** begin Data lines **

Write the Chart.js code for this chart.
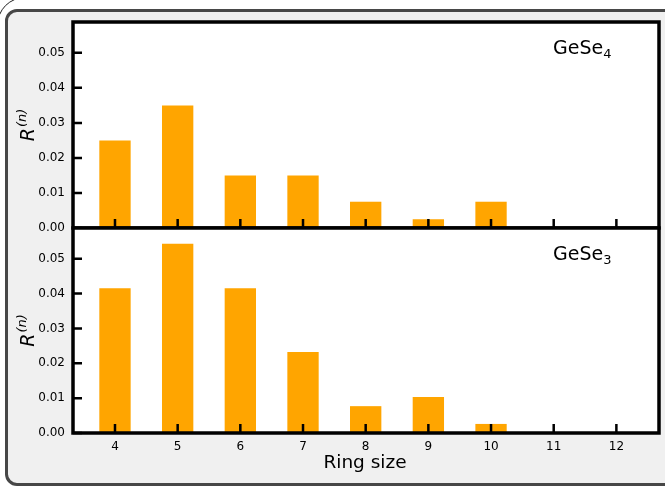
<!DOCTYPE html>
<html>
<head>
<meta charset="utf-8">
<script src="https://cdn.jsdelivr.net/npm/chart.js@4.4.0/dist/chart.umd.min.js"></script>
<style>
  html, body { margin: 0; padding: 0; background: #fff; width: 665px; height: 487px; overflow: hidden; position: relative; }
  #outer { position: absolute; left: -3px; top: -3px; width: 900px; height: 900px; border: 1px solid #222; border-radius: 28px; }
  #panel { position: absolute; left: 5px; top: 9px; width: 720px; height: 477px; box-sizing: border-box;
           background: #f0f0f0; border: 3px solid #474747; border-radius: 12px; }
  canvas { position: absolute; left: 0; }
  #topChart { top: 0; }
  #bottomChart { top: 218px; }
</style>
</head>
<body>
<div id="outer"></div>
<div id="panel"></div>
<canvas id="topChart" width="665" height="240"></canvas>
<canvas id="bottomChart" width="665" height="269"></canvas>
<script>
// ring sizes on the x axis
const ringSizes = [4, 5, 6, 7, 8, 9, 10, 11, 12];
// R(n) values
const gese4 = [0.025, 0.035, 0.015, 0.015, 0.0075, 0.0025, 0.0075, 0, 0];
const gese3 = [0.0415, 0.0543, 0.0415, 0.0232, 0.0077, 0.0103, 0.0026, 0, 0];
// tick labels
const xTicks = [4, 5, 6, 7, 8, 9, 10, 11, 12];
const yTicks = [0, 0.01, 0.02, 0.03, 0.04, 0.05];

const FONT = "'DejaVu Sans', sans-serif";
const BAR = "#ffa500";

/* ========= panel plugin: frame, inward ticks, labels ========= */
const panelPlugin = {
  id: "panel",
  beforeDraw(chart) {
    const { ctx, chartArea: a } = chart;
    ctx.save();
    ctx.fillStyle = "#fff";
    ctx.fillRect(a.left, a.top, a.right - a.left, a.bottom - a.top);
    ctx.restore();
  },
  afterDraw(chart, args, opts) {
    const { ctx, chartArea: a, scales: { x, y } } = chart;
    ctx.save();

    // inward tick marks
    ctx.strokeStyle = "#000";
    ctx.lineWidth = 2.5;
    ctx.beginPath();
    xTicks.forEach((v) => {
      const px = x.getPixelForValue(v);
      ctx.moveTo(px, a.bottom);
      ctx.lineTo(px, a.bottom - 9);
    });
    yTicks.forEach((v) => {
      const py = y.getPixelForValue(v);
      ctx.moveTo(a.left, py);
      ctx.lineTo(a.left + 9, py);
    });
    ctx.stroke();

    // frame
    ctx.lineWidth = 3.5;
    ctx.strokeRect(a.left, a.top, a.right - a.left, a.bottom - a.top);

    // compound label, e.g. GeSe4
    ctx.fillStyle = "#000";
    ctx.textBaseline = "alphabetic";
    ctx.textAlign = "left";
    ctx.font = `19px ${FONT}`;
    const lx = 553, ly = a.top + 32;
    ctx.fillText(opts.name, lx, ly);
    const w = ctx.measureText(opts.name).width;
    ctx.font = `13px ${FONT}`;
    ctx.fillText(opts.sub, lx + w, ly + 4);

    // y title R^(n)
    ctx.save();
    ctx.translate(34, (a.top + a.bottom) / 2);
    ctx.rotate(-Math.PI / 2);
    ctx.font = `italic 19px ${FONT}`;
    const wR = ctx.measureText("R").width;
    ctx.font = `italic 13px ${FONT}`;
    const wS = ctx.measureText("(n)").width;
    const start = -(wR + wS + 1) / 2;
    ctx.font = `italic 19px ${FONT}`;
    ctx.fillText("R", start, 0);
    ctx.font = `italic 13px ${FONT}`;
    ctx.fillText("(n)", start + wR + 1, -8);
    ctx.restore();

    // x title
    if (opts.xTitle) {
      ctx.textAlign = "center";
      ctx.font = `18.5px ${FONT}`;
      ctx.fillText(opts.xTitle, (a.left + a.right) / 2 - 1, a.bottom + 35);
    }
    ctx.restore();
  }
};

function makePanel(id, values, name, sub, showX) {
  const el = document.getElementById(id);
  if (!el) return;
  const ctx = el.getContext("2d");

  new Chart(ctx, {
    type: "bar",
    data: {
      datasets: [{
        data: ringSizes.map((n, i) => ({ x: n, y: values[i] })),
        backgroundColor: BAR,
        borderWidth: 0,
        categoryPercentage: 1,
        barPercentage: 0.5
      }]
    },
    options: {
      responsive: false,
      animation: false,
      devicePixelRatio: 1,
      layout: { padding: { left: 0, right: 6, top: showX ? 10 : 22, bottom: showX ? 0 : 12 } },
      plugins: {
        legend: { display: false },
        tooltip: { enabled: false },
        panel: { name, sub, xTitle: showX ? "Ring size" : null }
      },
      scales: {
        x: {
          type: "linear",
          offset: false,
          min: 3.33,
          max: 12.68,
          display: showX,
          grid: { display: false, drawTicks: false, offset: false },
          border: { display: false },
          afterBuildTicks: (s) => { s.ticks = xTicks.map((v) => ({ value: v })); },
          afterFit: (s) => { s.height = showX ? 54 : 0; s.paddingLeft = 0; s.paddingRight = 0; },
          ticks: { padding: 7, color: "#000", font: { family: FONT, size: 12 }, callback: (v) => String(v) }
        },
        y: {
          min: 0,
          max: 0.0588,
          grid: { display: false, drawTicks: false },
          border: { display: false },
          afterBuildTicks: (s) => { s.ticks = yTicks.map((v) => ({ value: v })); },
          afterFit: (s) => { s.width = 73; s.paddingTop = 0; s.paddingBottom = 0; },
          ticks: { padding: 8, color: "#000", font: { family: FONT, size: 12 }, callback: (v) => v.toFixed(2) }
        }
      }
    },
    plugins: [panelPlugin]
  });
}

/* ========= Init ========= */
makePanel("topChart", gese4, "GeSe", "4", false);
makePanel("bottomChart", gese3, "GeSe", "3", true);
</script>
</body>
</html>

** end Data lines **

## [The problem]
Reproduce each line word for word and drop the pictures.

## [Full output]
Write the Chart.js code for this chart.
<!DOCTYPE html>
<html>
<head>
<meta charset="utf-8">
<script src="https://cdn.jsdelivr.net/npm/chart.js@4.4.0/dist/chart.umd.min.js"></script>
<style>
  html, body { margin: 0; padding: 0; background: #fff; width: 665px; height: 487px; overflow: hidden; position: relative; }
  #outer { position: absolute; left: -3px; top: -3px; width: 900px; height: 900px; border: 1px solid #222; border-radius: 28px; }
  #panel { position: absolute; left: 5px; top: 9px; width: 720px; height: 477px; box-sizing: border-box;
           background: #f0f0f0; border: 3px solid #474747; border-radius: 12px; }
  canvas { position: absolute; left: 0; }
  #topChart { top: 0; }
  #bottomChart { top: 218px; }
</style>
</head>
<body>
<div id="outer"></div>
<div id="panel"></div>
<canvas id="topChart" width="665" height="240"></canvas>
<canvas id="bottomChart" width="665" height="269"></canvas>
<script>
// ring sizes on the x axis
const ringSizes = [4, 5, 6, 7, 8, 9, 10, 11, 12];
// R(n) values
const gese4 = [0.025, 0.035, 0.015, 0.015, 0.0075, 0.0025, 0.0075, 0, 0];
const gese3 = [0.0415, 0.0543, 0.0415, 0.0232, 0.0077, 0.0103, 0.0026, 0, 0];
// tick labels
const xTicks = [4, 5, 6, 7, 8, 9, 10, 11, 12];
const yTicks = [0, 0.01, 0.02, 0.03, 0.04, 0.05];

const FONT = "'DejaVu Sans', sans-serif";
const BAR = "#ffa500";

/* ========= panel plugin: frame, inward ticks, labels ========= */
const panelPlugin = {
  id: "panel",
  beforeDraw(chart) {
    const { ctx, chartArea: a } = chart;
    ctx.save();
    ctx.fillStyle = "#fff";
    ctx.fillRect(a.left, a.top, a.right - a.left, a.bottom - a.top);
    ctx.restore();
  },
  afterDraw(chart, args, opts) {
    const { ctx, chartArea: a, scales: { x, y } } = chart;
    ctx.save();

    // inward tick marks
    ctx.strokeStyle = "#000";
    ctx.lineWidth = 2.5;
    ctx.beginPath();
    xTicks.forEach((v) => {
      const px = x.getPixelForValue(v);
      ctx.moveTo(px, a.bottom);
      ctx.lineTo(px, a.bottom - 9);
    });
    yTicks.forEach((v) => {
      const py = y.getPixelForValue(v);
      ctx.moveTo(a.left, py);
      ctx.lineTo(a.left + 9, py);
    });
    ctx.stroke();

    // frame
    ctx.lineWidth = 3.5;
    ctx.strokeRect(a.left, a.top, a.right - a.left, a.bottom - a.top);

    // compound label, e.g. GeSe4
    ctx.fillStyle = "#000";
    ctx.textBaseline = "alphabetic";
    ctx.textAlign = "left";
    ctx.font = `19px ${FONT}`;
    const lx = 553, ly = a.top + 32;
    ctx.fillText(opts.name, lx, ly);
    const w = ctx.measureText(opts.name).width;
    ctx.font = `13px ${FONT}`;
    ctx.fillText(opts.sub, lx + w, ly + 4);

    // y title R^(n)
    ctx.save();
    ctx.translate(34, (a.top + a.bottom) / 2);
    ctx.rotate(-Math.PI / 2);
    ctx.font = `italic 19px ${FONT}`;
    const wR = ctx.measureText("R").width;
    ctx.font = `italic 13px ${FONT}`;
    const wS = ctx.measureText("(n)").width;
    const start = -(wR + wS + 1) / 2;
    ctx.font = `italic 19px ${FONT}`;
    ctx.fillText("R", start, 0);
    ctx.font = `italic 13px ${FONT}`;
    ctx.fillText("(n)", start + wR + 1, -8);
    ctx.restore();

    // x title
    if (opts.xTitle) {
      ctx.textAlign = "center";
      ctx.font = `18.5px ${FONT}`;
      ctx.fillText(opts.xTitle, (a.left + a.right) / 2 - 1, a.bottom + 35);
    }
    ctx.restore();
  }
};

function makePanel(id, values, name, sub, showX) {
  const el = document.getElementById(id);
  if (!el) return;
  const ctx = el.getContext("2d");

  new Chart(ctx, {
    type: "bar",
    data: {
      datasets: [{
        data: ringSizes.map((n, i) => ({ x: n, y: values[i] })),
        backgroundColor: BAR,
        borderWidth: 0,
        categoryPercentage: 1,
        barPercentage: 0.5
      }]
    },
    options: {
      responsive: false,
      animation: false,
      devicePixelRatio: 1,
      layout: { padding: { left: 0, right: 6, top: showX ? 10 : 22, bottom: showX ? 0 : 12 } },
      plugins: {
        legend: { display: false },
        tooltip: { enabled: false },
        panel: { name, sub, xTitle: showX ? "Ring size" : null }
      },
      scales: {
        x: {
          type: "linear",
          offset: false,
          min: 3.33,
          max: 12.68,
          display: showX,
          grid: { display: false, drawTicks: false, offset: false },
          border: { display: false },
          afterBuildTicks: (s) => { s.ticks = xTicks.map((v) => ({ value: v })); },
          afterFit: (s) => { s.height = showX ? 54 : 0; s.paddingLeft = 0; s.paddingRight = 0; },
          ticks: { padding: 7, color: "#000", font: { family: FONT, size: 12 }, callback: (v) => String(v) }
        },
        y: {
          min: 0,
          max: 0.0588,
          grid: { display: false, drawTicks: false },
          border: { display: false },
          afterBuildTicks: (s) => { s.ticks = yTicks.map((v) => ({ value: v })); },
          afterFit: (s) => { s.width = 73; s.paddingTop = 0; s.paddingBottom = 0; },
          ticks: { padding: 8, color: "#000", font: { family: FONT, size: 12 }, callback: (v) => v.toFixed(2) }
        }
      }
    },
    plugins: [panelPlugin]
  });
}

/* ========= Init ========= */
makePanel("topChart", gese4, "GeSe", "4", false);
makePanel("bottomChart", gese3, "GeSe", "3", true);
</script>
</body>
</html>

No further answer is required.